En mayo pasado leí Seamos felices mientras estamos aquí, crónicas del exilio (Debolsillo, 2011), de Carlos Ulanovsky, con una mezcla de pasmo y alegría. Pasmo porque comprobé que el periodista argentino repasó, casi como en una bitácora, uno por uno, los rasgos más salientes de la cultura mexicana, sus numerosos defectos y, acaso, sus más numerosas virtudes; y alegría porque —no sé la razón— me iba contentando al enterarme de que, pese a todo, mis paisanos setenteros no fueron tan malos anfitriones de los Ulanovsky y tal vez de muchos otros argentinos que llegaron luego de pasarla mal con el miedo y que la iban a pasar peor si allá hubieran permanecido.
Esta crónica del exilio tiene una estructura peculiar. Está conformada por 26 trancos, cada uno de ellos articulado en dos partes: la primera, escrita en 1982 todavía en el DF, y la segunda, escrita en 2001 ya en Buenos Aires. La primera parte de cada sección, digamos, es una crónica de lo (casi) inmediato, pues Ulanovsky describe aquello que ha ocurrido y sigue ocurriendo con él y su familia en la capital de México y otros puntos relativamente próximos, como Acapulco; las segundas partes —que en este caso sí son buenas— tienen una textura de memoria, de recuento.

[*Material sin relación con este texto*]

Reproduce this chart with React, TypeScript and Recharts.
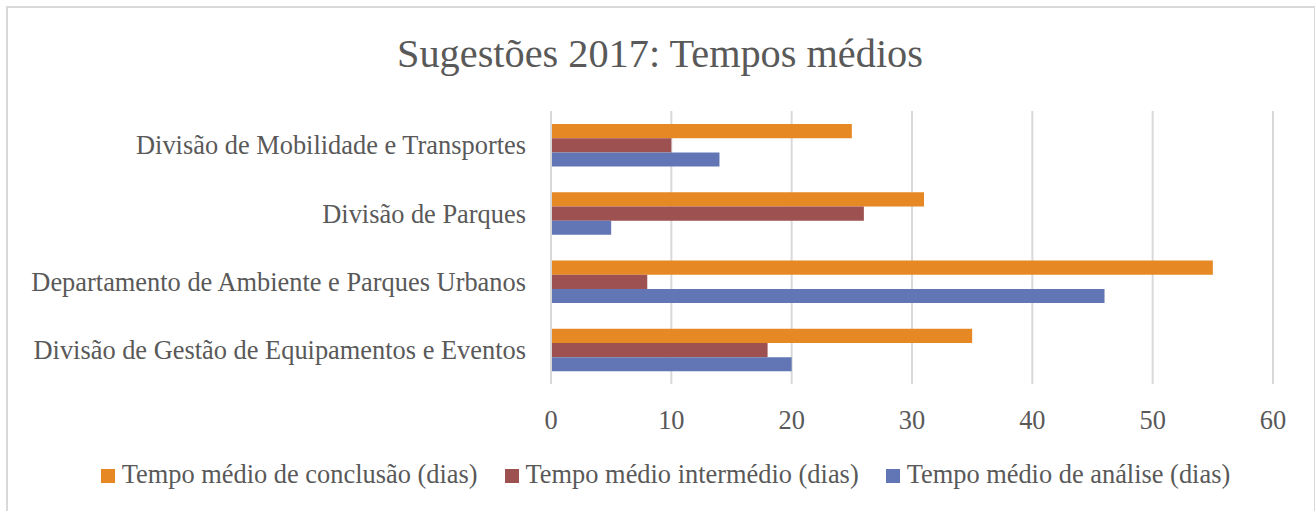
import React from "react";
import { BarChart, Bar, XAxis, YAxis, CartesianGrid } from "recharts";

const categories = [
  "Divisão de Mobilidade e Transportes",
  "Divisão de Parques",
  "Departamento de Ambiente e Parques Urbanos",
  "Divisão de Gestão de Equipamentos e Eventos",
];
const conclusao = [25, 31, 55, 35];
const intermedio = [10, 26, 8, 18];
const analise = [14, 5, 46, 20];
const xTicks = [0, 10, 20, 30, 40, 50, 60];

const seriesKeys = ["conclusao", "intermedio", "analise"];
const seriesNames = [
  "Tempo médio de conclusão (dias)",
  "Tempo médio intermédio (dias)",
  "Tempo médio de análise (dias)",
];
const seriesColors = ["#E68823", "#9E5151", "#6276B5"];

const data = categories.map((c, i) => ({
  name: c,
  conclusao: conclusao[i],
  intermedio: intermedio[i],
  analise: analise[i],
}));

const FONT = "'Liberation Serif', serif";
const TEXT = "#595959";
const FS = 26.4;

export default function App() {
  return (
    <div style={{ position: "absolute", left: 0, top: 0, width: 1315, height: 511, background: "#fff", overflow: "hidden" }}>
      <div style={{ position: "absolute", left: 6, top: 6, width: 1306, height: 520, border: "2px solid #d9d9d9" }} />
      <div
        style={{
          position: "absolute",
          left: 0,
          width: 1320,
          top: 30,
          textAlign: "center",
          fontFamily: FONT,
          fontSize: 40.3,
          color: TEXT,
          lineHeight: "48px",
        }}
      >
        Sugestões 2017: Tempos médios
      </div>
      <div style={{ position: "absolute", left: 0, top: 0 }}>
        <BarChart
          width={1315}
          height={511}
          data={data}
          layout="vertical"
          margin={{ top: 111, right: 42, bottom: 67, left: 0 }}
          barGap={0}
          barSize={14.2}
        >
          <CartesianGrid horizontal={false} vertical={true} stroke="#d9d9d9" strokeWidth={2} />
          <XAxis
            type="number"
            domain={[0, 60]}
            ticks={xTicks}
            interval={0}
            axisLine={false}
            tickLine={false}
            tickSize={0}
            tickMargin={26}
            tick={{ fill: TEXT, fontSize: FS, fontFamily: FONT }}
            height={60}
          />
          <YAxis
            type="category"
            dataKey="name"
            width={551}
            axisLine={{ stroke: "#d9d9d9", strokeWidth: 2 }}
            tickLine={false}
            tickSize={0}
            tickMargin={25}
            interval={0}
            tick={{ fill: TEXT, fontSize: FS, fontFamily: FONT }}
          />
          {seriesKeys.map((k, i) => (
            <Bar key={k} dataKey={k} name={seriesNames[i]} fill={seriesColors[i]} isAnimationActive={false} />
          ))}
        </BarChart>
      </div>
      <div
        style={{
          position: "absolute",
          left: 0,
          width: 1331,
          top: 459,
          display: "flex",
          justifyContent: "center",
          fontFamily: FONT,
          fontSize: FS,
          color: TEXT,
          lineHeight: "30px",
        }}
      >
        {seriesNames.map((n, i) => (
          <div key={n} style={{ display: "flex", alignItems: "center", marginRight: i < seriesNames.length - 1 ? 27 : 0 }}>
            <div style={{ width: 14, height: 14, background: seriesColors[i], marginRight: 7, marginTop: 3 }} />
            <span>{n}</span>
          </div>
        ))}
      </div>
    </div>
  );
}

Más allá de hacer una crónica sobre la crónica, se puede ver de manera amplia que el relato de Ulanovsky es un engarzamiento de preguntas, de dudas, de vacilaciones, es cierto, pero también de certezas. El cronista mira su experiencia, como es lógico, atravesado por sentimientos polares: por un lado la aceptación, la terrible aceptación del miedo que lo obligó a salir y la culpa de saber que allá, en la Argentina, quedaba una realidad atroz como flagelo de la patria; y por otro, la gradual felicidad de haber encontrado en México un país hospitalario, lleno de oportunidades, relativamente pacífico y estable y en gran medida pintoresco hasta en sus errores.
Seamos felices mientras estemos aquí, el libro más argenmex que he leído en mi vida, es un honesto homenaje a México y es más que eso: una declaración de amor a dos realidades: una, la que recibió a Carlos Ulanovsky y su familia en el exilio; y otra, la realidad argentina que vio pasar una noche sangrientamente oscura de seis años y que hoy, pese a los descalabros, sigue mirando hacia el futuro, un futuro que de 1977 al 1983 Ulanovsky —”periodista e hincha de Racing”, como dice en su espectacular página web— imaginaba preocupado y nostálgico desde un departamento del DF.